The White House said duties of 25 per cent would apply to any steel entering the US from Mexico that was not melted and poured in North America, while aluminium from Mexico that contained primary smelt from China, Belarus, Iran or Russia would face tariffs of 10 per cent.
The move, which follows a series of tariff increases on Chinese goods, is an attempt by the Biden administration to shore up support in former industrial heartlands, where he is losing ground to Republican rival Donald Trump in this year’s presidential election.
“Chinese steel and aluminium entering the US market through Mexico evades tariffs, undermines our investments and harms American workers in states like Pennsylvania and Ohio,” said Lael Brainard, Biden’s economic adviser.

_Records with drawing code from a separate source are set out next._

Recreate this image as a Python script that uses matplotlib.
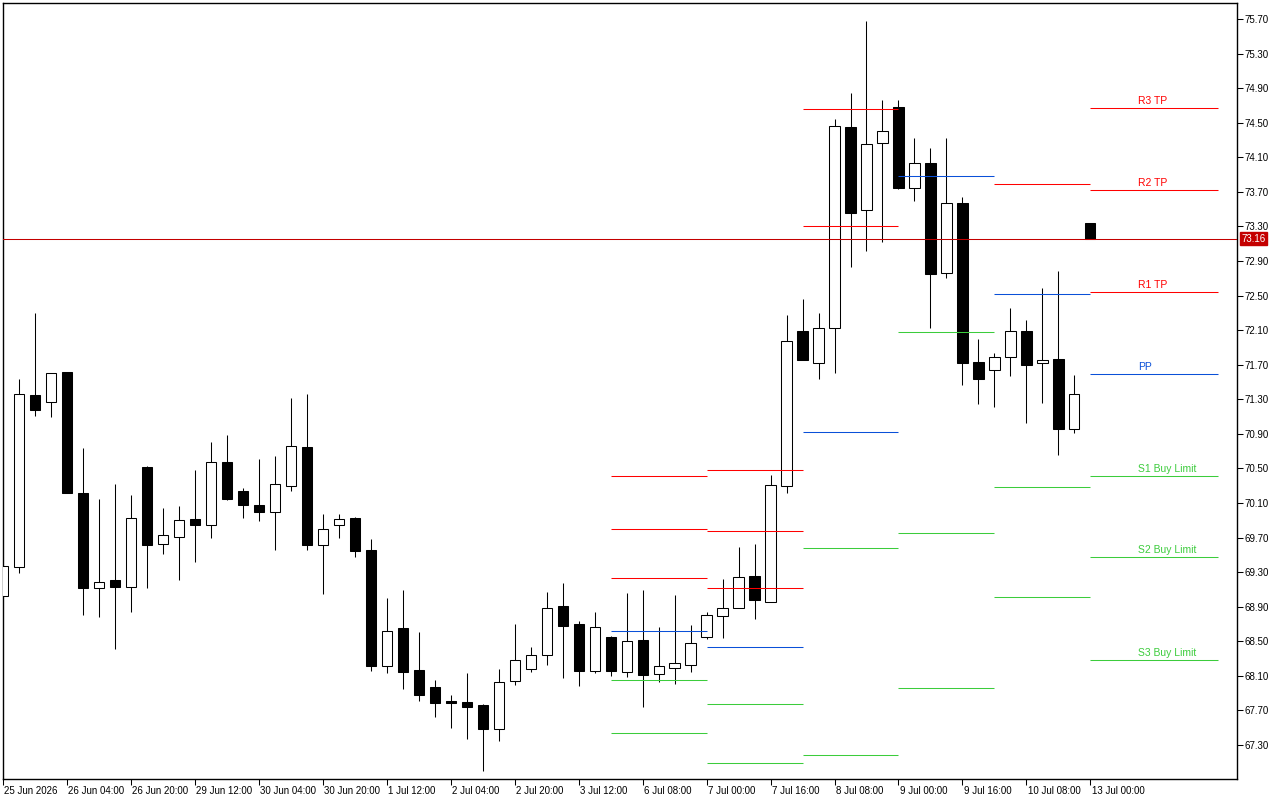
import matplotlib
matplotlib.use("Agg")
import matplotlib.pyplot as plt
from matplotlib.patches import FancyBboxPatch

# ---- data: 4H candles (bar index 0..68) ----
opens = [69.02, 69.36, 71.35, 71.27, 71.62, 70.22, 69.12, 69.21, 69.13, 70.52,
         69.63, 69.71, 69.91, 69.85, 70.58, 70.24, 70.08, 70.00, 70.30, 70.75,
         69.61, 69.85, 69.93, 69.56, 68.21, 68.65, 68.17, 67.97, 67.81, 67.80,
         67.76, 67.48, 68.04, 68.18, 68.34, 68.91, 68.70, 68.16, 68.55, 68.15,
         68.52, 68.12, 68.19, 68.23, 68.55, 68.79, 68.89, 69.26, 68.96, 70.30,
         72.09, 71.72, 72.13, 74.45, 73.49, 74.27, 74.68, 73.74, 74.03, 72.76,
         73.57, 71.73, 71.64, 71.79, 72.09, 71.72, 71.77, 70.96, 73.34]
highs = [69.38, 71.54, 72.30, 71.61, 71.62, 70.74, 70.15, 70.32, 70.19, 70.53,
         70.04, 70.07, 70.48, 70.81, 70.89, 70.27, 70.61, 70.64, 71.32, 71.36,
         69.97, 69.97, 69.94, 69.68, 69.00, 69.09, 68.61, 68.05, 67.88, 68.13,
         67.78, 68.18, 68.70, 68.43, 69.07, 69.17, 68.74, 68.84, 68.56, 69.06,
         69.09, 68.67, 69.04, 68.69, 68.84, 69.22, 69.59, 69.63, 70.42, 72.28,
         72.46, 72.30, 74.54, 74.84, 75.68, 74.76, 74.76, 74.32, 74.21, 74.32,
         73.64, 72.00, 71.84, 72.36, 72.22, 72.59, 72.78, 71.58, 73.34]
lows = [69.01, 69.29, 71.11, 71.10, 70.22, 68.80, 68.78, 68.41, 68.84, 69.12,
        69.51, 69.21, 69.42, 69.70, 70.14, 69.93, 69.89, 69.56, 70.24, 69.56,
        69.05, 69.69, 69.47, 68.16, 68.13, 67.95, 67.81, 67.62, 67.50, 67.37,
        67.00, 67.35, 67.99, 68.14, 68.23, 68.07, 67.98, 68.13, 68.10, 68.09,
        67.74, 68.03, 68.01, 68.15, 68.53, 68.54, 68.88, 68.76, 68.96, 70.22,
        71.76, 71.54, 71.60, 72.83, 73.01, 73.12, 73.73, 73.59, 72.12, 72.70,
        71.46, 71.25, 71.21, 71.57, 71.03, 71.26, 70.65, 70.91, 73.16]
closes = [69.37, 71.36, 71.18, 71.60, 70.22, 69.12, 69.19, 69.13, 69.93, 69.62,
          69.73, 69.90, 69.84, 70.57, 70.15, 70.08, 70.00, 70.32, 70.76, 69.62,
          69.80, 69.92, 69.54, 68.22, 68.62, 68.15, 67.88, 67.79, 67.79, 67.74,
          67.49, 68.03, 68.28, 68.34, 68.89, 68.68, 68.16, 68.67, 68.16, 68.50,
          68.11, 68.22, 68.25, 68.48, 68.80, 68.89, 69.24, 68.98, 70.31, 71.97,
          71.76, 72.13, 74.46, 73.46, 74.25, 74.40, 73.74, 74.03, 72.75, 73.57,
          71.72, 71.54, 71.79, 72.09, 71.70, 71.76, 70.96, 71.36, 73.16]

tick_bars = list(range(0, 69, 4))
tick_labels = ["25 Jun 2026", "26 Jun 04:00", "26 Jun 20:00", "29 Jun 12:00",
               "30 Jun 04:00", "30 Jun 20:00", "1 Jul 12:00", "2 Jul 04:00",
               "2 Jul 20:00", "3 Jul 12:00", "6 Jul 08:00", "7 Jul 00:00",
               "7 Jul 16:00", "8 Jul 08:00", "9 Jul 00:00", "9 Jul 16:00",
               "10 Jul 08:00", "13 Jul 00:00"]

price_ticks = [67.30, 67.70, 68.10, 68.50, 68.90, 69.30, 69.70, 70.10, 70.50,
               70.90, 71.30, 71.70, 72.10, 72.50, 72.90, 73.30, 73.70, 74.10,
               74.50, 74.90, 75.30, 75.70]
current_price = 73.16

# ---- daily pivot levels (segment start/end bar) ----
day_start = [38, 44, 50, 56, 62, 68]
day_end = [44, 50, 56, 62, 68, 76]
R3 = [70.41, 70.48, None, None, None, 74.67]
R2 = [69.80, 69.78, 74.66, None, None, 73.72]
R1 = [69.23, 69.12, 73.31, None, 73.79, 72.54]
PP = [68.62, 68.43, 70.92, 73.88, 72.52, 71.59]
S1 = [68.05, 67.78, 69.58, 72.08, 70.28, 70.41]
S2 = [67.44, 67.09, 67.18, 69.75, 69.01, 69.47]
S3 = [None, None, None, 67.96, None, 68.28]
level_names = ["R3 TP", "R2 TP", "R1 TP", "PP", "S1 Buy Limit", "S2 Buy Limit", "S3 Buy Limit"]

RED = "#ff0000"
BLUE = "#0a50d8"
GREEN = "#3ccc3c"
level_colors = [RED, RED, RED, BLUE, GREEN, GREEN, GREEN]
PRICE_RED = "#c40000"

plt.rcParams['font.family'] = ['Liberation Sans', 'DejaVu Sans']

fig = plt.figure(figsize=(12.8, 8), dpi=100)
ax = fig.add_axes([3 / 1280, 21 / 800, 1234 / 1280, 776 / 800])

lw = 0.75
xs = list(range(len(opens)))

# wicks
ax.vlines(xs, lows, highs, colors="black", linewidth=lw, zorder=2)
# bodies
bottoms = [min(o, c) for o, c in zip(opens, closes)]
heights = [max(abs(c - o), 0.012) for o, c in zip(opens, closes)]
faces = ["white" if c >= o else "black" for o, c in zip(opens, closes)]
ax.bar(xs, heights, bottom=bottoms, width=0.64, color=faces,
       edgecolor="black", linewidth=lw, zorder=3)

# pivot levels
for lvl, col in zip([R3, R2, R1, PP, S1, S2, S3], level_colors):
    for s, e, v in zip(day_start, day_end, lvl):
        if v is not None:
            ax.hlines(v, s, e, colors=col, linewidth=lw, zorder=4)

# labels on the latest segment
last_vals = [R3[-1], R2[-1], R1[-1], PP[-1], S1[-1], S2[-1], S3[-1]]
for name, v, col in zip(level_names, last_vals, level_colors):
    ax.annotate(name, xy=(71.0, v), xytext=(0, 1.5), textcoords="offset points",
                ha="left", va="bottom", fontsize=7.5, color=col, zorder=5)

# current price line
ax.axhline(current_price, color=PRICE_RED, linewidth=lw, zorder=4)

ax.set_xlim(0.044, 77.17)
ax.set_ylim(66.907, 75.885)

ax.yaxis.tick_right()
ax.set_yticks(price_ticks)
ax.set_yticklabels([f"{p:.2f}" for p in price_ticks])
ax.tick_params(axis="y", direction="out", length=4, width=0.75, pad=1.5,
               labelsize=7, colors="black")
ax.set_xticks(tick_bars)
ax.set_xticklabels(tick_labels, ha="left")
for lab in ax.get_xticklabels():
    lab.set_x(0)
ax.tick_params(axis="x", direction="out", length=4, width=0.75, pad=1,
               labelsize=7, colors="black")
from matplotlib.transforms import ScaledTranslation
off = ScaledTranslation(1.5 / 100, 0, fig.dpi_scale_trans)
for lab in ax.get_xticklabels():
    lab.set_transform(lab.get_transform() + off)

for sp in ax.spines.values():
    sp.set_linewidth(1)
    sp.set_color("black")

# current price tag on the axis
ax.annotate(f"{current_price:.2f}", xy=(1.0, current_price),
            xycoords=("axes fraction", "data"), xytext=(3, 0),
            textcoords="offset points", ha="left", va="center",
            fontsize=7, color="white", zorder=6, annotation_clip=False,
            bbox=dict(boxstyle="square,pad=0.15", fc=PRICE_RED, ec=PRICE_RED))

fig.savefig("out.png", dpi=100, facecolor="white")
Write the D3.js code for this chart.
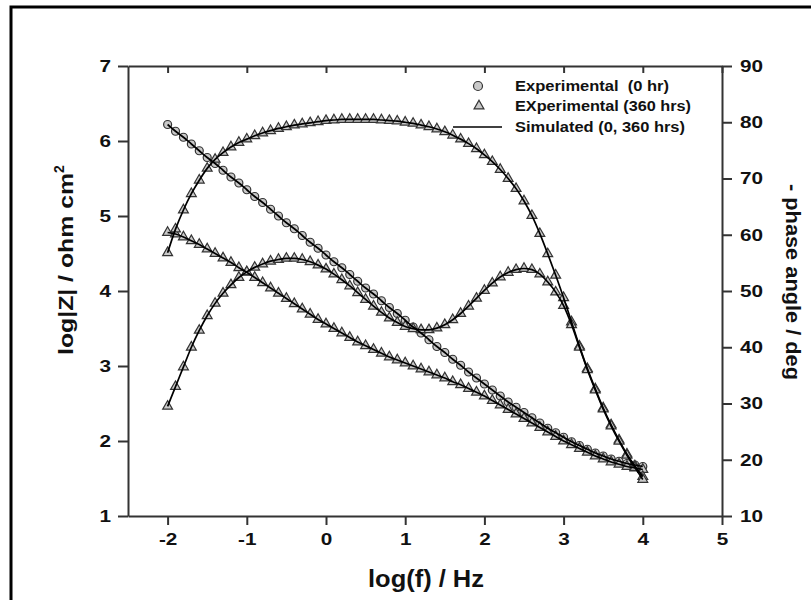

Biden earlier this year also moved to protect US Steel from purchase by Japanese-owned Nippon Steel — a move Biden characterised as siding with American steelworkers. US Steel is based in Pittsburgh, in the pivotal swing state of Pennsylvania.
The US already has tariffs of 25 per cent in place on imports of steel and aluminium from China after the Biden administration tripled the US tariff rate on those imports in May. But the new levies would target shipments that enter the US after coming through Mexican ports.
The White House said the actions were being taken jointly with Mexico, which would ask its own importers to provide more information about what country their steel products were coming from.
US trade representative Katherine Tai said the move was “good news” for both the US and Mexico’s steel and aluminium workers.
US officials said the US imports about 3.8mn tonnes of steel from Mexico, with only 13 per cent melted and poured outside of the North American region and now affected by the new tariffs.
For aluminium, the tariffs will apply to only 6 per cent of the 105,000 tonnes of imported aluminium from Mexico.
Brainard said China was producing “more steel than China or the world can easily absorb”, and that subsidies were leading to “export surges” and “artificially low prices”.
In May, the Biden administration unveiled a suite of new tariffs targeting imports from China in the clean technology sector, including a quadrupling of the levy on electric vehicle imports to 100 per cent, a doubling of the rate on solar cells to 50 per cent and a doubling of tariffs on Chinese chips from 2025.